Provided material
□ □ □ □

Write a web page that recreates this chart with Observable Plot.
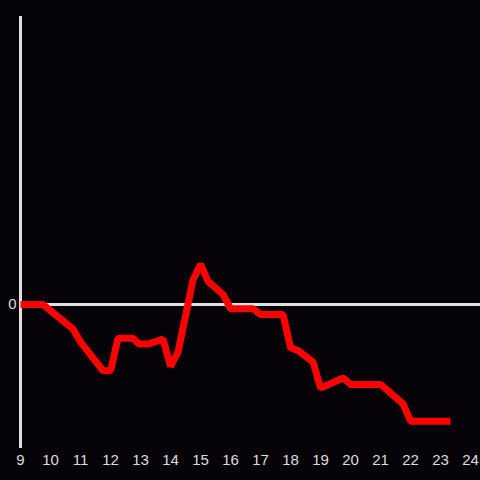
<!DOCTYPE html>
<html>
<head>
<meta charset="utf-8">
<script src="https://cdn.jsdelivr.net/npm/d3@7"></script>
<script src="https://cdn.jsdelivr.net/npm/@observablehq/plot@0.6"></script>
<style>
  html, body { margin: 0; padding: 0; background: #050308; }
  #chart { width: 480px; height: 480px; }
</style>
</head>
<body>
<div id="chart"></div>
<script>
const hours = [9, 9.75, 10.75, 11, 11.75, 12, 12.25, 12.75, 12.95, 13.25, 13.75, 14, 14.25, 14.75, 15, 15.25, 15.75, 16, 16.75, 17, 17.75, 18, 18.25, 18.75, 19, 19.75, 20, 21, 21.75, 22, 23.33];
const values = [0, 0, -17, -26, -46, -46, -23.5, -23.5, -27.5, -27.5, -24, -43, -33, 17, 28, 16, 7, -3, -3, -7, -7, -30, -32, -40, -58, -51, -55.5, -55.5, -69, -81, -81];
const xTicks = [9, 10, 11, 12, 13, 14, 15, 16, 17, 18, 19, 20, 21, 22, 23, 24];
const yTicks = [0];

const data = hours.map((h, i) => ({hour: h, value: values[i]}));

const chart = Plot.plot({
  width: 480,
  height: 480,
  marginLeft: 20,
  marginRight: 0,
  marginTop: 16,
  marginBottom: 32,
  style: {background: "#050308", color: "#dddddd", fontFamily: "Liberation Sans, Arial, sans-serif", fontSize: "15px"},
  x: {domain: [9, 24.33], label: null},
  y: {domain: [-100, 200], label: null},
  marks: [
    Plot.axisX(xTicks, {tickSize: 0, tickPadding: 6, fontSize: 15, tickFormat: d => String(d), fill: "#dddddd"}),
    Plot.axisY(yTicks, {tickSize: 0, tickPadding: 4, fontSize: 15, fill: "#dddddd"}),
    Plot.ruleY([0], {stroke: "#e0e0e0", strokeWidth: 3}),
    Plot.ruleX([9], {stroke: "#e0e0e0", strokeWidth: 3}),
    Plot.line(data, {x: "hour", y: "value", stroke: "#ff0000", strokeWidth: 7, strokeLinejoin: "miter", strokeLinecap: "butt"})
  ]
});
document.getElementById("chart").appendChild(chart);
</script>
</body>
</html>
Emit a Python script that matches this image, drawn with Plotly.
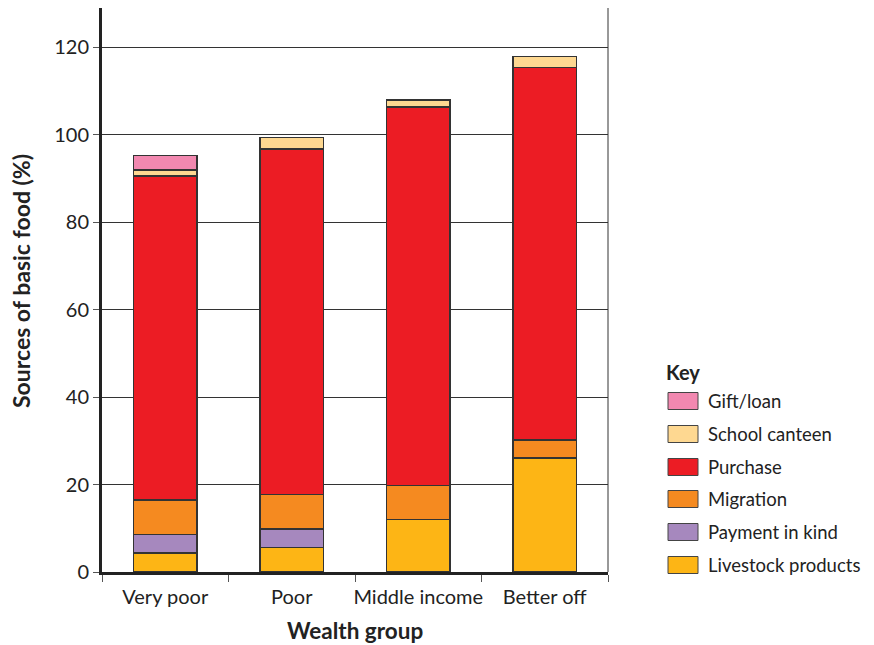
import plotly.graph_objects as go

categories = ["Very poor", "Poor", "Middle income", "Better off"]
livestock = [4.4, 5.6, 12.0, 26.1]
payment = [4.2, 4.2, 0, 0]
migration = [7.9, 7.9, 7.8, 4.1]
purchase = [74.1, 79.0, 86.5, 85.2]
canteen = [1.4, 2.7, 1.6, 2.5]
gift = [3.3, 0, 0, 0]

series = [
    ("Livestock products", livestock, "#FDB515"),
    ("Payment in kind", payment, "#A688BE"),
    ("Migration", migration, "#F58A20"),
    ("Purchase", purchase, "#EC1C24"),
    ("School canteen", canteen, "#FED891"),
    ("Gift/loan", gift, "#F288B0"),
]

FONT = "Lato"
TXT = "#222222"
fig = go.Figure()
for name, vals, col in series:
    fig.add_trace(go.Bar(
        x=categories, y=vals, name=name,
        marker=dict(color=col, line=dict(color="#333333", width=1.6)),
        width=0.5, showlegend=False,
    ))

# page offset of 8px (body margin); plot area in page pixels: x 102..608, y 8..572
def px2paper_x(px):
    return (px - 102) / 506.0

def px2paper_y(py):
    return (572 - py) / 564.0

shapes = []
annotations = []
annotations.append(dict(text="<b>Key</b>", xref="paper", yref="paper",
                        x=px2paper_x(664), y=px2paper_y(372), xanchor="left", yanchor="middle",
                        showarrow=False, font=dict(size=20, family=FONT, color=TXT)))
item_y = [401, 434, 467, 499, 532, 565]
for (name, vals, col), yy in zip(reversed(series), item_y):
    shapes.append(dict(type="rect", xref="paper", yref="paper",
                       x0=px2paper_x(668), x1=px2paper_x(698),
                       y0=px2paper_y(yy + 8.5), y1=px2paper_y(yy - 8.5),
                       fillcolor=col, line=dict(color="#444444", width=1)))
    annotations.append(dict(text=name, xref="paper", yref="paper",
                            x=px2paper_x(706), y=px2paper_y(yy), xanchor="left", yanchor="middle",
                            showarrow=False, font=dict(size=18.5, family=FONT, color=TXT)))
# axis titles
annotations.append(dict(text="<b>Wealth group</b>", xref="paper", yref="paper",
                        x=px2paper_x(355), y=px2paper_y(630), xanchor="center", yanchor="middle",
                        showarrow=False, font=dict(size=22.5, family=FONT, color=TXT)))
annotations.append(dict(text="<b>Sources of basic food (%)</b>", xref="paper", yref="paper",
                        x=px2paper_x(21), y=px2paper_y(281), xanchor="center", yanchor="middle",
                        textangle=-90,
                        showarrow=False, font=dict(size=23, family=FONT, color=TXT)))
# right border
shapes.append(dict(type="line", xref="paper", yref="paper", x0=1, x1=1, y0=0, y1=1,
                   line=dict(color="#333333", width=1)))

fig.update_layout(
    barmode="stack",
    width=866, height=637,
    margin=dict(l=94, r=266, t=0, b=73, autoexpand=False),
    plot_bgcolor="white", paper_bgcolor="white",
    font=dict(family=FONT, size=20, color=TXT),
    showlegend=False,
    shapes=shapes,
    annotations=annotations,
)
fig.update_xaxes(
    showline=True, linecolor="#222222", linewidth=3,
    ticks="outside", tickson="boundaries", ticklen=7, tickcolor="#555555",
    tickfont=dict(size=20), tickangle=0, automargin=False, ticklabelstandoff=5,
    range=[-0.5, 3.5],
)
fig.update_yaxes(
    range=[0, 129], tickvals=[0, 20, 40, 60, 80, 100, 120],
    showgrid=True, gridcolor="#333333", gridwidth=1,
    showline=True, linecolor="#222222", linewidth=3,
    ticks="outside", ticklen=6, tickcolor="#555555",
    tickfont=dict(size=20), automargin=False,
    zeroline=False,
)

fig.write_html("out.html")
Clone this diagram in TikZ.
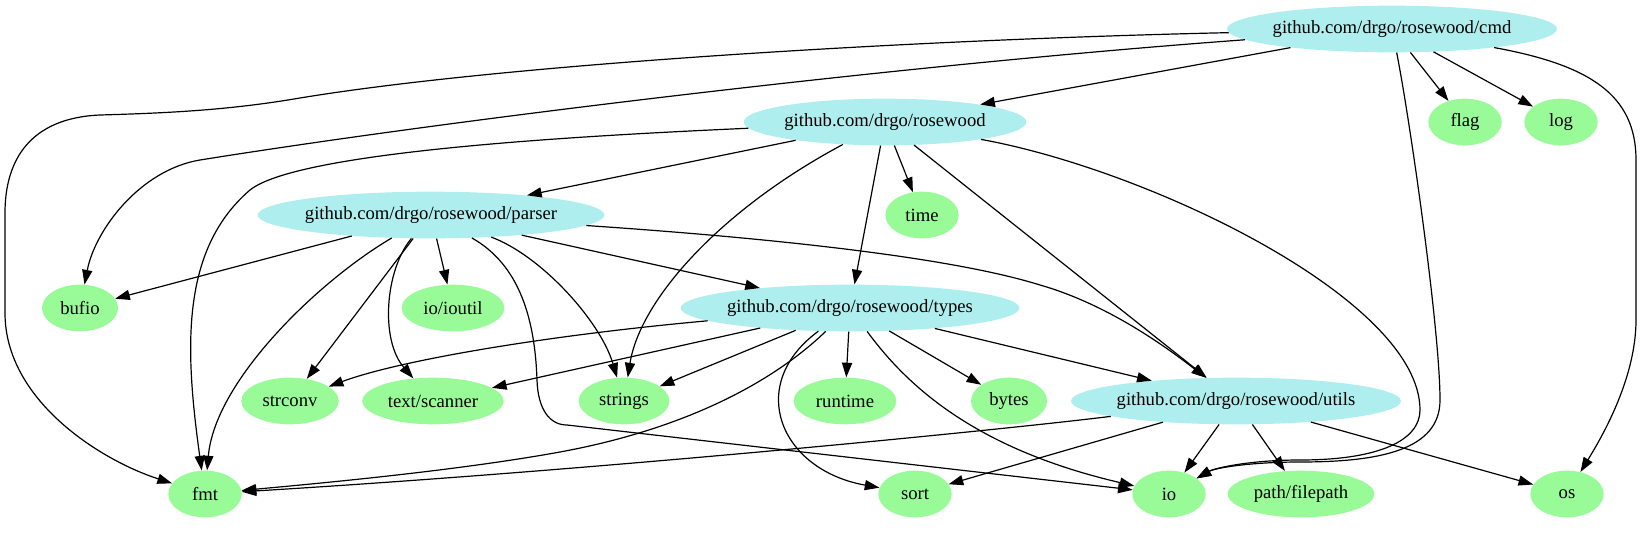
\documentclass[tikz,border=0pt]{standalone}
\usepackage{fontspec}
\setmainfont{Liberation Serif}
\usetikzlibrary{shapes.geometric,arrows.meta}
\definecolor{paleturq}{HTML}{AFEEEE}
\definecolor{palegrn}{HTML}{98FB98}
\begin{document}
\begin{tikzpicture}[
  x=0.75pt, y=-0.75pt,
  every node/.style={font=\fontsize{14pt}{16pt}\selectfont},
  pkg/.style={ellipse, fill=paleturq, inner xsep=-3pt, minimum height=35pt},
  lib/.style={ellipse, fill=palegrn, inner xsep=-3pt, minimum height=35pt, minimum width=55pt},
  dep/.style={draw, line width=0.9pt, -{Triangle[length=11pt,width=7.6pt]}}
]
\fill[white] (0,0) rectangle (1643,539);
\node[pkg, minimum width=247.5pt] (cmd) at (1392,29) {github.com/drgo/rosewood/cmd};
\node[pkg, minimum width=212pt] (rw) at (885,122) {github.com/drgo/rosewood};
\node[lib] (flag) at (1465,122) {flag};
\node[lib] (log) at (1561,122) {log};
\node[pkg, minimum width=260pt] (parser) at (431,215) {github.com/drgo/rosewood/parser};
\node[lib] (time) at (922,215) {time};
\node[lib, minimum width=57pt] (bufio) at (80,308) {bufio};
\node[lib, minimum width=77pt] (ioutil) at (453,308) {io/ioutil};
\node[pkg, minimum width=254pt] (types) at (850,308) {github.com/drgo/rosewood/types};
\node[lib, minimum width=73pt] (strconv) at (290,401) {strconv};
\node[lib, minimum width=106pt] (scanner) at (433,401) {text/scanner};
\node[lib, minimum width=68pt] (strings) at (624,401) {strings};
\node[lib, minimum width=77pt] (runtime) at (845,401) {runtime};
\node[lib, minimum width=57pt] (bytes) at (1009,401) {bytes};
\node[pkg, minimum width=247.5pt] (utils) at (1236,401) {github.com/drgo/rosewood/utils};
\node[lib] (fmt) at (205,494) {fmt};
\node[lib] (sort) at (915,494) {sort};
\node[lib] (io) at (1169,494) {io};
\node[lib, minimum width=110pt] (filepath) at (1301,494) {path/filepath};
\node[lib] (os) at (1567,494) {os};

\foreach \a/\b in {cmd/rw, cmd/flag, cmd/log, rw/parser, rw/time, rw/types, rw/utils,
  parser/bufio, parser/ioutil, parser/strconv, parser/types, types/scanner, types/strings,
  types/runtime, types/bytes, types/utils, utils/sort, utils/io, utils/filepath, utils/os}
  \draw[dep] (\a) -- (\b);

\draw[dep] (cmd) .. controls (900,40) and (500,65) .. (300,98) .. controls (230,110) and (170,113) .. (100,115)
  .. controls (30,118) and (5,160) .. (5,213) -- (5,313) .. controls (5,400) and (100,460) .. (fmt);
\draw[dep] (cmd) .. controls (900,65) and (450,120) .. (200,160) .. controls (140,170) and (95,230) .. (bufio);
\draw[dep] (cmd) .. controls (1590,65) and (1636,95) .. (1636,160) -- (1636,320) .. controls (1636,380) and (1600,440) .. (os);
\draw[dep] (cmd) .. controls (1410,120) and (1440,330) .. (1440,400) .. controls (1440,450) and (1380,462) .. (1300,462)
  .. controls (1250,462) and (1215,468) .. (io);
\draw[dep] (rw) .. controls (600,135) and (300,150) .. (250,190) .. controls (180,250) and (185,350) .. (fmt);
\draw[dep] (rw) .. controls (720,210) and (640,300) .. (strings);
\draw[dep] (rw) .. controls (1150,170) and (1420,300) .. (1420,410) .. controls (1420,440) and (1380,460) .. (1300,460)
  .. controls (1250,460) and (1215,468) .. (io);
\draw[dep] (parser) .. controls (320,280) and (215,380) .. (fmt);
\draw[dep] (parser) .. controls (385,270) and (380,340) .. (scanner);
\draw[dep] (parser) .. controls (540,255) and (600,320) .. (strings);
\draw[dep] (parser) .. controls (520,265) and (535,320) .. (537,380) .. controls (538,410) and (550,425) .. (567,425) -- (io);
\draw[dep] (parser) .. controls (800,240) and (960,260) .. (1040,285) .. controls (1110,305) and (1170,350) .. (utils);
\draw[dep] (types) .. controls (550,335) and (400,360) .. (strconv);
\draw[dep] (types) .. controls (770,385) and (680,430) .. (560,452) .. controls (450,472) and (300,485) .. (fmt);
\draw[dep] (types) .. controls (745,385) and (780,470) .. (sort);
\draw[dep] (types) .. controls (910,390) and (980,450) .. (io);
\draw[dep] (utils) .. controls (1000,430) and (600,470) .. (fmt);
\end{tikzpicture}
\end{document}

□ □ □ □

Both the line with "Emit a Python" and the line with "return (572 - py) / 564.0" belong in the copy, along with every line between them; set them down exactly and skip the pictures.

Task answer
Emit a Python script that matches this image, drawn with Plotly.
import plotly.graph_objects as go

categories = ["Very poor", "Poor", "Middle income", "Better off"]
livestock = [4.4, 5.6, 12.0, 26.1]
payment = [4.2, 4.2, 0, 0]
migration = [7.9, 7.9, 7.8, 4.1]
purchase = [74.1, 79.0, 86.5, 85.2]
canteen = [1.4, 2.7, 1.6, 2.5]
gift = [3.3, 0, 0, 0]

series = [
    ("Livestock products", livestock, "#FDB515"),
    ("Payment in kind", payment, "#A688BE"),
    ("Migration", migration, "#F58A20"),
    ("Purchase", purchase, "#EC1C24"),
    ("School canteen", canteen, "#FED891"),
    ("Gift/loan", gift, "#F288B0"),
]

FONT = "Lato"
TXT = "#222222"
fig = go.Figure()
for name, vals, col in series:
    fig.add_trace(go.Bar(
        x=categories, y=vals, name=name,
        marker=dict(color=col, line=dict(color="#333333", width=1.6)),
        width=0.5, showlegend=False,
    ))

# page offset of 8px (body margin); plot area in page pixels: x 102..608, y 8..572
def px2paper_x(px):
    return (px - 102) / 506.0

def px2paper_y(py):
    return (572 - py) / 564.0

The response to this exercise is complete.